04/04/2017

Americans No Longer Believe In The ‘Consent Of The Governed’

James R. Rogers, Library of Law and Liberty

Way back at the founding era, Americans took seriously the idea of the “consent of the governed.” As Greg Weiner noted recently, and as I’ve discussed elsewhere, this consent is exercised collectively, either in aggregating individuals’ votes or through voter representatives. But Americans at the Founding took seriously the idea that their consent could be conferred by their representatives. This belief has changed in the intervening couple of hundred years. On both left and right, Americans now talk about taxes being forced on them to pay for things for which they disapprove, even though their respective legislatures adopted the taxes. I doubt many Americans today seriously believe that they’ve consented to most of the laws and taxes that their legislatures adopt. What changed?
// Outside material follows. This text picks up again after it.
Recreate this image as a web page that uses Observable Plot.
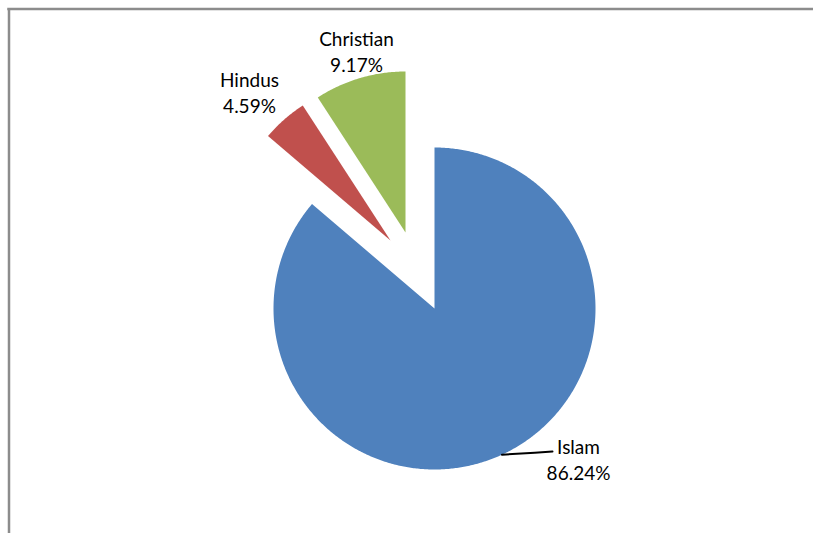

The “consent of the governed” is a fundamental postulate of the Declaration of Independence, and is only somewhat-less known (and celebrated) than the Declaration’s affirmation of people being created equal and endowed with inalienable rights. (Belief in those things for another post.) What does it mean for the country when most of its people no longer believe one of the Declaration’s fundamental commitments?

We underestimate today the seriousness with which Americans initially took the idea of corporate consent. Most well known is the Declaration of Independence’s affirmation that governments derive their just powers from the “consent of the governed.” This relates to the creation of government; to the constitution-making, or constituting, stage in its most general form.

But the Declaration also asserts the need for consent to specific policies. It complains of the King “imposing taxes on us without our consent” and also objects to the keeping of a standing army “among us . . . without the consent of our legislatures.”

John Dickinson, writing the Farmer’s Letters before the Revolutionary War, refers to taxes set by Parliament as being “free gifts of the people” to the King. He added, “Taxes . . . were always considered as gifts of the people to the crown, to be employed for public uses.”

Of note is that the Americans were not complaining about the level of taxation. A modest tax without consent was objectionable; a high tax with consent was fine. The moral significance of this is difficult to understate if this consent is real: A government with extremely high taxes under the consent theory is no more objectionable than, say, a person having high car payments to pay because that person chose to buy an expensive car.